## start Collected data
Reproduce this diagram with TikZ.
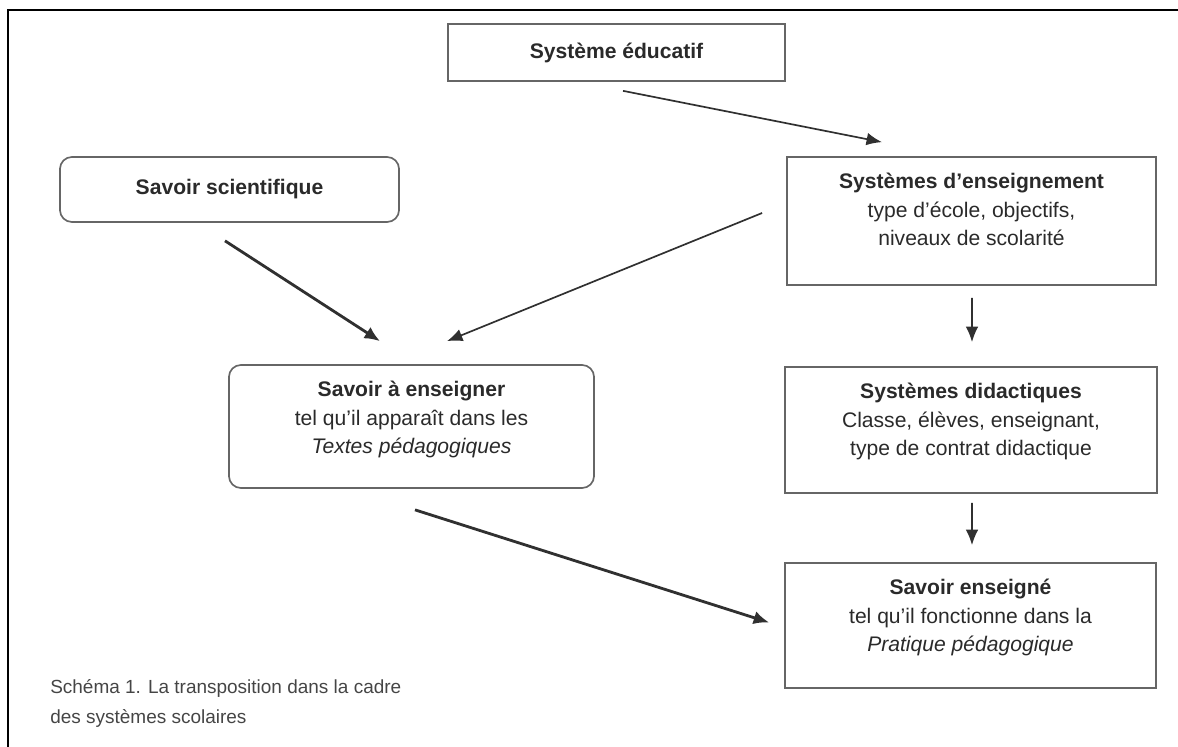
\documentclass[tikz,border=0pt]{standalone}
\usepackage{fontspec}
\setmainfont{Liberation Sans}
\usepackage{tikz}
\usetikzlibrary{arrows.meta,positioning}

\definecolor{boxline}{HTML}{666666}
\definecolor{inktext}{HTML}{2A2A2A}
\definecolor{captionink}{HTML}{454545}
\definecolor{arrowink}{HTML}{303030}

\tikzset{
  sqbox/.style={shape=rectangle,draw=boxline,line width=1.2pt,inner sep=0pt},
  rndbox/.style={sqbox,rounded corners=0.3cm},
  boxtext/.style={align=center,inner sep=0pt,text=inktext,font=\fontsize{15pt}{20pt}\selectfont},
  captiontext/.style={align=left,inner sep=0pt,text=captionink,font=\fontsize{13.5pt}{21.5pt}\selectfont},
  thinarrow/.style={draw=arrowink,line width=1.2pt,-{Latex[length=11pt,width=9pt]}},
  thickarrow/.style={draw=arrowink,line width=2pt,-{Latex[length=11pt,width=9.5pt]}}
}

\begin{document}
\begin{tikzpicture}[x=0.025cm,y=-0.025cm]
        \useasboundingbox (0,0) rectangle (1178,747);
        % frame
        \draw[line width=1.6pt] (1178,10) -- (8,10) -- (8,747);

        % boxes
        \node [sqbox,boxtext,minimum width=8.425cm,minimum height=1.425cm] (educ) at (616.5,52.5) {\bfseries Système éducatif};
        \node [rndbox,boxtext,minimum width=8.475cm,minimum height=1.625cm] (sci) at (229.5,189.5) {\bfseries Savoir scientifique};

        \node [sqbox,minimum width=9.225cm,minimum height=3.2cm] (ens) at (971.5,221) {};
        \node [boxtext,below=0.425cm of ens.north] (enstext) {\textbf{Systèmes d'enseignement}\\type d'école, objectifs,\\niveaux de scolarité};

        \node [sqbox,minimum width=9.3cm,minimum height=3.15cm] (did) at (971,430) {};
        \node [boxtext,below=0.425cm of did.north] (didtext) {\textbf{Systèmes didactiques}\\Classe, élèves, enseignant,\\type de contrat didactique};

        \node [sqbox,minimum width=9.275cm,minimum height=3.125cm] (taught) at (970.5,625.5) {};
        \node [boxtext,below=0.425cm of taught.north] (taughttext) {\textbf{Savoir enseigné}\\tel qu'il fonctionne dans la\\\textit{Pratique pédagogique}};

        \node [rndbox,minimum width=9.125cm,minimum height=3.075cm] (toteach) at (411.5,426.5) {};
        \node [boxtext,below=0.425cm of toteach.north] (toteachtext) {\textbf{Savoir à enseigner}\\tel qu'il apparaît dans les\\\textit{Textes pédagogiques}};

        % arrows
        \draw [thinarrow] ([shift={(6.5,9)}]educ.south) -- ([shift={(-89.5,-14)}]ens.north);
        \draw [thickarrow] ([shift={(-4.5,18)}]sci.south) -- ([shift={(-31.5,-23)}]toteach.north);
        \draw [thinarrow] ([shift={(-24,-8)}]ens.west) -- ([shift={(35.5,-23)}]toteach.north);
        \draw [thinarrow] ([shift={(0.5,12)}]ens.south) -- ([shift={(1,-24)}]did.north);
        \draw [thinarrow] ([shift={(1,9)}]did.south) -- ([shift={(1.5,-17)}]taught.north);
        \draw [thickarrow] ([shift={(3.5,21)}]toteach.south) -- ([shift={(-15,-3)}]taught.west);

        % caption
        \node [captiontext,anchor=north west] (caption) at (50,679) {Schéma 1. La transposition dans la cadre\\des systèmes scolaires};
    \end{tikzpicture}
\end{document}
## end Collected data
Output exactly the span of lines from the top of the listing through the line holding "[boxtext,below=0.425cm of ens.north]", and leave every picture out.

Reproduce this diagram with TikZ.
\documentclass[tikz,border=0pt]{standalone}
\usepackage{fontspec}
\setmainfont{Liberation Sans}
\usepackage{tikz}
\usetikzlibrary{arrows.meta,positioning}

\definecolor{boxline}{HTML}{666666}
\definecolor{inktext}{HTML}{2A2A2A}
\definecolor{captionink}{HTML}{454545}
\definecolor{arrowink}{HTML}{303030}

\tikzset{
  sqbox/.style={shape=rectangle,draw=boxline,line width=1.2pt,inner sep=0pt},
  rndbox/.style={sqbox,rounded corners=0.3cm},
  boxtext/.style={align=center,inner sep=0pt,text=inktext,font=\fontsize{15pt}{20pt}\selectfont},
  captiontext/.style={align=left,inner sep=0pt,text=captionink,font=\fontsize{13.5pt}{21.5pt}\selectfont},
  thinarrow/.style={draw=arrowink,line width=1.2pt,-{Latex[length=11pt,width=9pt]}},
  thickarrow/.style={draw=arrowink,line width=2pt,-{Latex[length=11pt,width=9.5pt]}}
}

\begin{document}
\begin{tikzpicture}[x=0.025cm,y=-0.025cm]
        \useasboundingbox (0,0) rectangle (1178,747);
        % frame
        \draw[line width=1.6pt] (1178,10) -- (8,10) -- (8,747);

        % boxes
        \node [sqbox,boxtext,minimum width=8.425cm,minimum height=1.425cm] (educ) at (616.5,52.5) {\bfseries Système éducatif};
        \node [rndbox,boxtext,minimum width=8.475cm,minimum height=1.625cm] (sci) at (229.5,189.5) {\bfseries Savoir scientifique};

        \node [sqbox,minimum width=9.225cm,minimum height=3.2cm] (ens) at (971.5,221) {};
        \node [boxtext,below=0.425cm of ens.north] (enstext) {\textbf{Systèmes d'enseignement}\\type d'école, objectifs,\\niveaux de scolarité};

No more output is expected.